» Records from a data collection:
----------------
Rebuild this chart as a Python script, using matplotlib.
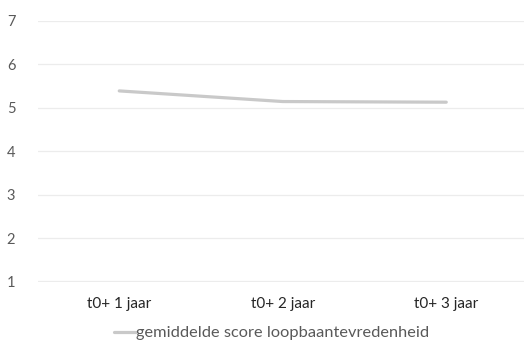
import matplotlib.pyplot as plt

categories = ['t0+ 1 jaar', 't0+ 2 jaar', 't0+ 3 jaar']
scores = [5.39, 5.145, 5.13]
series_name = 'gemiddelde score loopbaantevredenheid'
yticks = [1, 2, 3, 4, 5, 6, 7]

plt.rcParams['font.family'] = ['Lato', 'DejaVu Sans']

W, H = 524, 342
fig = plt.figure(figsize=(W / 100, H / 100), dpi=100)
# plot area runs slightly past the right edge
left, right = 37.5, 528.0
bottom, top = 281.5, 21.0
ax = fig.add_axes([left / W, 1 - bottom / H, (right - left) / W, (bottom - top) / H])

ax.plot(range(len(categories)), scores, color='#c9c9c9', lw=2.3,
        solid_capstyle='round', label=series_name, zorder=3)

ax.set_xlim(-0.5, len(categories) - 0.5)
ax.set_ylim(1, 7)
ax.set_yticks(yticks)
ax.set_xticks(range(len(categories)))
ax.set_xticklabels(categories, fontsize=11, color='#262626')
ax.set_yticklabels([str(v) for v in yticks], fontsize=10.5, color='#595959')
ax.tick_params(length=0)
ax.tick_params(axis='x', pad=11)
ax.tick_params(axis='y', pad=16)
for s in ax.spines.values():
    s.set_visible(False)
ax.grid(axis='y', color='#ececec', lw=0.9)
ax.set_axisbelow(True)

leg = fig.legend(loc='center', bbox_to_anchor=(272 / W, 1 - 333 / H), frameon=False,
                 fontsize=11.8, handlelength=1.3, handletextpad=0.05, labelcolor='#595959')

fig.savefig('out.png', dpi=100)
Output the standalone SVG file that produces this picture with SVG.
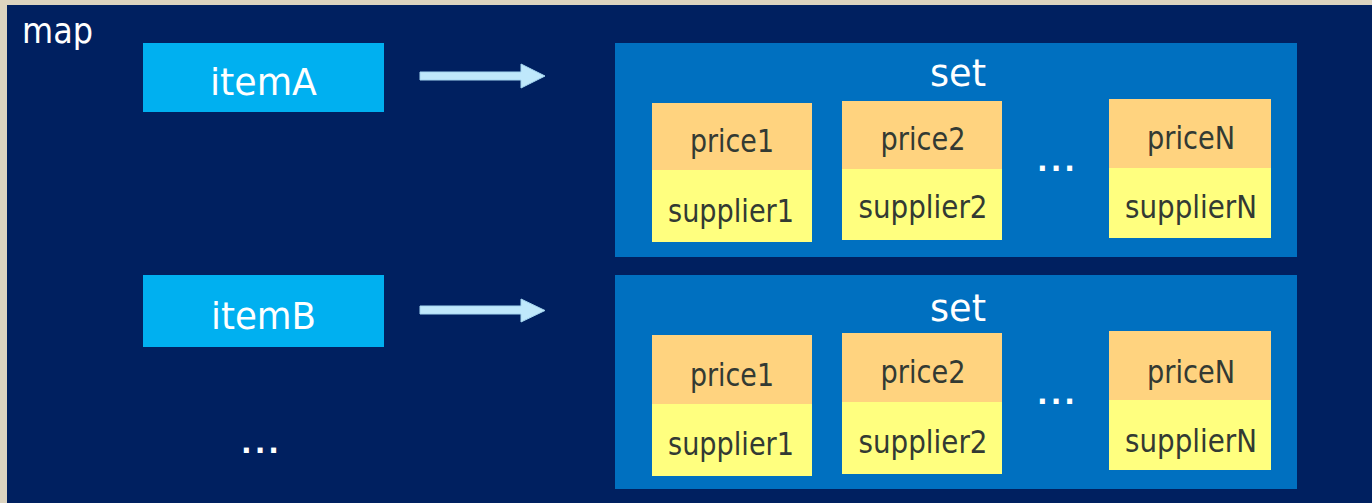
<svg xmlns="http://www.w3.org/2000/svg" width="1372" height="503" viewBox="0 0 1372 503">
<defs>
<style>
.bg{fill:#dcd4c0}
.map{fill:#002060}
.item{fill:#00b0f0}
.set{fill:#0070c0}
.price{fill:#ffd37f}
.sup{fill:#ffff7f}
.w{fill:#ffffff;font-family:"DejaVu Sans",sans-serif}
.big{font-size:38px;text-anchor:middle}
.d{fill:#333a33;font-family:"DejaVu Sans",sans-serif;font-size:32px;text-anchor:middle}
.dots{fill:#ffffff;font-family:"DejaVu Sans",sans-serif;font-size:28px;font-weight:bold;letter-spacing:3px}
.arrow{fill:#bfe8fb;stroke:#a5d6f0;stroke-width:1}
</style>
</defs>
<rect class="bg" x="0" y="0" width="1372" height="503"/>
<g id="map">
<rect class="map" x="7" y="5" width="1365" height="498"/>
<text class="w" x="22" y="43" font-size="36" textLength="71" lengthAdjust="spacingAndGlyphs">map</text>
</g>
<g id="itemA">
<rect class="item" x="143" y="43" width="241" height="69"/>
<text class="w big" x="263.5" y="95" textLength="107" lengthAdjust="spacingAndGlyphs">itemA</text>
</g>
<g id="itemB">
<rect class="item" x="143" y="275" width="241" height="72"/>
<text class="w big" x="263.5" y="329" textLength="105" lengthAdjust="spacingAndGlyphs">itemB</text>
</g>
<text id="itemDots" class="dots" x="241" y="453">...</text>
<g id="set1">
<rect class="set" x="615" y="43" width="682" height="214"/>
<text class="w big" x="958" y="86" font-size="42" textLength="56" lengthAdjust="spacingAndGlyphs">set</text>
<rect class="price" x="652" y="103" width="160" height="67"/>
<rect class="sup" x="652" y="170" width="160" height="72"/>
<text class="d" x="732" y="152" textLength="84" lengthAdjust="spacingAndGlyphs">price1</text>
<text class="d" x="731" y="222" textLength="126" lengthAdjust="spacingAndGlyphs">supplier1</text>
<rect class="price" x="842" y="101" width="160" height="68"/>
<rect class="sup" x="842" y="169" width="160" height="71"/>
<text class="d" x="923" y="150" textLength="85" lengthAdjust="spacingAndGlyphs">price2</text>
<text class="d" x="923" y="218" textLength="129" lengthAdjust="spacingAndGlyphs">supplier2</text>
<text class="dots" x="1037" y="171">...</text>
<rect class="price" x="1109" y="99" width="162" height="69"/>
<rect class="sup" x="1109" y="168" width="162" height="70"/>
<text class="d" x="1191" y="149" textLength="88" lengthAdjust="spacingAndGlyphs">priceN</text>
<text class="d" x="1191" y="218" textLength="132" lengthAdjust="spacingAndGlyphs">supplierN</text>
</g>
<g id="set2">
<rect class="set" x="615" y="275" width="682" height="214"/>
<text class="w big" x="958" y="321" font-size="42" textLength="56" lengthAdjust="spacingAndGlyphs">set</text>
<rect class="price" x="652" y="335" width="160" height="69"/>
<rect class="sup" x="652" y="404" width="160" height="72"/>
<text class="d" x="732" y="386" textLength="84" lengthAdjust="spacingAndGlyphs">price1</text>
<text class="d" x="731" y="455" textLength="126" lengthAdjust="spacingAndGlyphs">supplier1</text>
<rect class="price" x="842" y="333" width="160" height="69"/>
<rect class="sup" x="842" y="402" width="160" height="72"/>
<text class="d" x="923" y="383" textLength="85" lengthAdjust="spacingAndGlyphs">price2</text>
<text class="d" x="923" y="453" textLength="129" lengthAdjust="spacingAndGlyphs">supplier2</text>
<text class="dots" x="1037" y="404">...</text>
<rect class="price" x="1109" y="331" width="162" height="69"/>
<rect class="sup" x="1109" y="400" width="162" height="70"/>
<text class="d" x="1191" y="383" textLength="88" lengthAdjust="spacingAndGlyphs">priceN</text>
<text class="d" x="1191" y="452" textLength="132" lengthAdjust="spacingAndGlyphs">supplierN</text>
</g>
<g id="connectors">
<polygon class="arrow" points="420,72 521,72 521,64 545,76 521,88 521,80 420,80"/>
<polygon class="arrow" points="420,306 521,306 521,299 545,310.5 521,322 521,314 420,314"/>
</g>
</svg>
----------------
» INSTRUCTIONS FOR THE TASK:
Find all lines holding the string "this" and copy them.

» TASK SOLUTION:
Rebuild this chart as a Python script, using matplotlib.
Output the standalone SVG file that produces this picture with SVG.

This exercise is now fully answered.